In short: Anthropic says its new, unreleased AI model, Claude Mythos Preview, is too risky to release publicly, so it is only sharing it with a large industry group to study cyber defenses.
Anthropic has announced an unreleased AI model called Claude Mythos Preview. The company says it is not safe to make it available to the public right now because of cybersecurity concerns.
The model was discussed on the April 9, 2026 episode of Hard Fork, a podcast from The New York Times hosted by Kevin Roose and Casey Newton. The hosts said rumors about the model circulated before the announcement, including a leaked draft blog post from about two weeks earlier.
On the show, the hosts described the buzz around Mythos as unusually tense, with people asking whether a model like this could make hacking easier or expose weaknesses across widely used software. They raised the idea of a “rewrite all software” moment, meaning companies might feel pressured to rethink how programs are built and secured, if the risks are as serious as feared.
Anthropic says it is giving access to Claude Mythos Preview only to Project Glasswing, a consortium of more than 40 tech companies. The goal is for these companies to work together on defenses against possible cyberattacks that the model could help enable. Anthropic has not shared full technical details or any public release timeline.

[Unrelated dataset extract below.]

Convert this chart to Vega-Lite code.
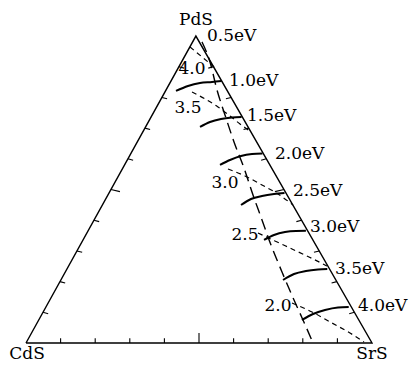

Cybersecurity is the protection of computers and online services from break-ins, like locks and alarms for the internet. If a powerful AI system can help attackers find and exploit weaknesses faster, everyday people could feel it through more data theft, service outages, and fraud. This limited release is meant to give defenders a head start, but it also raises questions about how much the public should be told about high-risk AI tools before they are widely available.